Sen. Obama’s Health Care Proposal Favors Government, Cuts Choice

Published September 1, 2008

In late July, presumptive Democratic presidential nominee Sen. Barack Obama (D-IL) announced a plan he hopes will help businesses be able to afford health insurance for their employees.

Unfortunately, his plan would perpetuate today’s problems and add new bureaucracy in the process.

Under Obama’s plan, small businesses would get refundable tax credits to offset 50 percent of the amount they pay for health insurance for their workers. The federal government would take over a share of the catastrophic costs of high-cost employees.

Discriminatory Subsidies

What’s wrong with that? Several things.

Obama’s plan would build on today’s regressive, discriminatory subsidies for employment-based health insurance, which have been driving up costs for decades.

Health insurance is part of the compensation package for workers, and Section 106 of the Internal Revenue Code says whatever compensation employees receive in the form of health insurance is exempt from all taxes. It’s a big deal. The tax break is worth much more to Americans–at least $200 billion a year–than the mortgage interest deduction, but most don’t even know they get it.

By creating a new tax credit for small businesses instead of for workers themselves, Obama would perpetuate the fiction that employers pay for health insurance, which robs workers of control over that part of their salary, ties health insurance to the workplace, and drives up health costs because a proper competitive market is not engaged.

Price Controls, Paperwork Nightmare

Another problem is that having the federal government take over health expenses for high-cost workers is a back door to price controls and would create a paperwork nightmare for employers.

Sen. John Kerry (D-MA) proposed a similar plan when he ran for president in 2004. Under Obama’s plan, government would have to set out a schedule for payments for all medical expenses to make sure all companies reached the threshold at the same pace. You couldn’t have one company paying $600 for an MRI and another paying $1,000, because the second company would reach the trigger point for government payment sooner. And every company would have to document that every penny it spent was legitimate.
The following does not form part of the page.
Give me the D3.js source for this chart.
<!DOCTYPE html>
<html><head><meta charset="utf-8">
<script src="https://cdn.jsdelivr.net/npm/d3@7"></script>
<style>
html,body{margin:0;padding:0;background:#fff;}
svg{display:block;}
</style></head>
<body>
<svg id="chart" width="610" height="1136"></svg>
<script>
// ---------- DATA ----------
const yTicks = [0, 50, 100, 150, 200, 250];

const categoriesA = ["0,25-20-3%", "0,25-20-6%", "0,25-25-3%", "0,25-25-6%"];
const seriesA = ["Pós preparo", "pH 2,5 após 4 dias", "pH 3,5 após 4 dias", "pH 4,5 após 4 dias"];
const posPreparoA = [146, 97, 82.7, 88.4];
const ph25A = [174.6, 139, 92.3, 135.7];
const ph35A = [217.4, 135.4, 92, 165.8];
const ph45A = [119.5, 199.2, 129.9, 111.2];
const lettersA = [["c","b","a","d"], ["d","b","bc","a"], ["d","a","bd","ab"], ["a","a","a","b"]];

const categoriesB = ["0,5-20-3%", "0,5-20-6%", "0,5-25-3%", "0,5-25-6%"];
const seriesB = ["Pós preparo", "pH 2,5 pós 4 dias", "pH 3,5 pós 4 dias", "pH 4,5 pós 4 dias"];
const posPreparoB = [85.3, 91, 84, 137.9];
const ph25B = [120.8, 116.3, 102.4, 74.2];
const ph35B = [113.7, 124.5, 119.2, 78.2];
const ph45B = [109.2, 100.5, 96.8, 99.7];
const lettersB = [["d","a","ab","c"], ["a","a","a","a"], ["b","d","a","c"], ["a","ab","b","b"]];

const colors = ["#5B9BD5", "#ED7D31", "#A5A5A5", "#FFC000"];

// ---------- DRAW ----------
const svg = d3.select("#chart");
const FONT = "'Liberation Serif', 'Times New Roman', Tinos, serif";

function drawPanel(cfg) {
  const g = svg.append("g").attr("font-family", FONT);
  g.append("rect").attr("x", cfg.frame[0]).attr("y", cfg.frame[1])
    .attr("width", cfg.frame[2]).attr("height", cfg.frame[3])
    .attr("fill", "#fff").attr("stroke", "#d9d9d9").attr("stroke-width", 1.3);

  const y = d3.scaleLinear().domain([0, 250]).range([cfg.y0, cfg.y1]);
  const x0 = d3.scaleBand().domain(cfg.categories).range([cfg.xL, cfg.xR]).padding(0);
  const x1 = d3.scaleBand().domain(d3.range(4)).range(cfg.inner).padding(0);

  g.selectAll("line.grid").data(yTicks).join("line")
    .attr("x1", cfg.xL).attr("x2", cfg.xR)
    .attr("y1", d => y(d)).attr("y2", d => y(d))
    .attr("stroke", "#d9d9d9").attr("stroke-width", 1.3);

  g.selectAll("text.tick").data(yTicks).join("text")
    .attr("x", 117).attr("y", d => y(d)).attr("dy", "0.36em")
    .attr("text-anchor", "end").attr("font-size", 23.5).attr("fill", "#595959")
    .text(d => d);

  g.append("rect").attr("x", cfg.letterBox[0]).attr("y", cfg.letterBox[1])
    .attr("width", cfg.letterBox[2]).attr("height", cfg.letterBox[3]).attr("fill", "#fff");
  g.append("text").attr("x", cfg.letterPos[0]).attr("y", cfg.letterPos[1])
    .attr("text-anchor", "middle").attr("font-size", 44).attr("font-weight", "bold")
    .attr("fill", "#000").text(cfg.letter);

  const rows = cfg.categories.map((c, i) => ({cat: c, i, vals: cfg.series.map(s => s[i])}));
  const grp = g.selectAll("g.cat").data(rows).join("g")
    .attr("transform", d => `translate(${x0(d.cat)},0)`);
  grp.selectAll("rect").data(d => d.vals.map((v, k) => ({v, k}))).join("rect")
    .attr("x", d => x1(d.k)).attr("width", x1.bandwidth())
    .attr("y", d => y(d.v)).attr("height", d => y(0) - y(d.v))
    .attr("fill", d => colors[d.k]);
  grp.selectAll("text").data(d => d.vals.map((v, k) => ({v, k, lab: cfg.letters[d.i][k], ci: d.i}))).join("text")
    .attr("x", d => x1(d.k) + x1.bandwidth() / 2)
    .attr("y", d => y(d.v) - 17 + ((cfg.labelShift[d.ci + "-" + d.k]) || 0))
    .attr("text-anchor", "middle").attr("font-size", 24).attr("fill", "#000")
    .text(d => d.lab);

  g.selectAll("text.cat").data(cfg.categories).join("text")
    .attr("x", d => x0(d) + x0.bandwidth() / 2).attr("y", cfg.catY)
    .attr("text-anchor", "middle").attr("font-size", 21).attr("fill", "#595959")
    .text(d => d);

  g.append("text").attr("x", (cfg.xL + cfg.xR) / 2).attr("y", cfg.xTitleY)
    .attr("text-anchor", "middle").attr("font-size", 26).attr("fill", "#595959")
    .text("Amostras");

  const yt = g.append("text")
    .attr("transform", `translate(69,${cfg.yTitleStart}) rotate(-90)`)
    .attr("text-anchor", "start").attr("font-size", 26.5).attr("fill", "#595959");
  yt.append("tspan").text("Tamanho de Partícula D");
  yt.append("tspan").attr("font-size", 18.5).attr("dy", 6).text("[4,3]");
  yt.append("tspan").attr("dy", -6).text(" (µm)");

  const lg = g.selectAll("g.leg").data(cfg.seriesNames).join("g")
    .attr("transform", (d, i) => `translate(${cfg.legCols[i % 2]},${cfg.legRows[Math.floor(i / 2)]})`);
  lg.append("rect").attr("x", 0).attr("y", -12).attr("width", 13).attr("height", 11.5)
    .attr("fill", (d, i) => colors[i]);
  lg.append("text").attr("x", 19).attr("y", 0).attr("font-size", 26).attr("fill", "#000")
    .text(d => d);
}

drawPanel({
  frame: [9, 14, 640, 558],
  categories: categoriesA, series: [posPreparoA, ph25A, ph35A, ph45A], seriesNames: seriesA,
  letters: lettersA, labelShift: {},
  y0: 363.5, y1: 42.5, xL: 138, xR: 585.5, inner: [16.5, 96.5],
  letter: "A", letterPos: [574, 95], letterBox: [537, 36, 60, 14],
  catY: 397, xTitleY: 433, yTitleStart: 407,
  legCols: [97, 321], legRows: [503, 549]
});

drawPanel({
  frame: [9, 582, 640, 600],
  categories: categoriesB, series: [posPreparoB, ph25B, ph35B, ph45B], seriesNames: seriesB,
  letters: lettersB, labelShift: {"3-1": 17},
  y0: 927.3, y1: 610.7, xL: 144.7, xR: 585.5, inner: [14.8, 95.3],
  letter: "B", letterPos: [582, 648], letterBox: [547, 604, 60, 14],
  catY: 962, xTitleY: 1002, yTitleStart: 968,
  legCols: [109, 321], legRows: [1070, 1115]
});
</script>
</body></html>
Hello, government auditors!

And what about the patients? Instead of being covered by their private health plan, they would more likely be thrown into a program with government determination of allowed benefits and services, with all the ancillary restrictions and distorting price controls.

Heavy Regulations

Obama also would heavily regulate health insurance companies and how they do business, to the point that they would become little more than functionaries in a new federal government regulatory regime.

For example, he wants to impose guaranteed issue for health insurance and community rating of premiums nationwide–regulations that have driven up health costs in state after state experimenting with them.

Many of the provisions of Obama’s plan, in fact, seem borrowed from the SHOP Act (Small Business Health Options Program of 2008, S 2795) and from ideas offered by Sen. Hillary Clinton (D-NY) that open large new portals for a much bigger role for government in our health sector.

Encroaching Bureaucracy

More government or a properly functioning market in the health sector–that really is what the national debate over health reform is all about.

The results of this fall’s election will be decisive in determining the direction of that debate. Obama sees a much bigger role for government in trying to solve the problems in the health sector, while Sen. John McCain (R-AZ) believes in unleashing incentives to create more competition in the private health sector, thus giving people more choices of more affordable care and coverage.

The next president will be determined to do something on health care, and thus his ideas on the subject will have a big impact on the direction Congress takes in shaping legislation. The stakes are enormous for the future of the one-sixth of our economy the health sector constitutes.

Many of the problems with the U.S. health care sector are rooted in the encroachment of regulation and bureaucracy stifling its ability to call on the genius of our economy to respond to demands for lower costs and higher quality.

Tax Credits

Instead of tax credits for small businesses, credits could be offered directly to individuals to help them purchase health insurance, as McCain proposes. People eligible for the credits could purchase the coverage of their choice, either through their places of work, on their own, or through new groups that would emerge in a market where health insurance and subsidies are more portable. This reform would make the insurance market more competitive and policies more affordable.

Those who don’t purchase health insurance could have their tax credit assigned to one of several private insurers offering coverage in their state or region. Thus they could be covered even if they don’t take specific action to choose and purchase a policy.

Making insurance more affordable and accessible would dramatically increase the number of Americans with coverage. Making the subsidies assignable to an insurer even if people don’t take action to buy coverage would further boost coverage. And other reforms could ensure people currently shut out of the market can get coverage.

These actions together would likely get us as close to universal coverage as any of the other, more onerous proposals being offered–especially imposition of an individual or employer mandate.


Grace-Marie Turner ([email protected]) is president of the Galen Institute.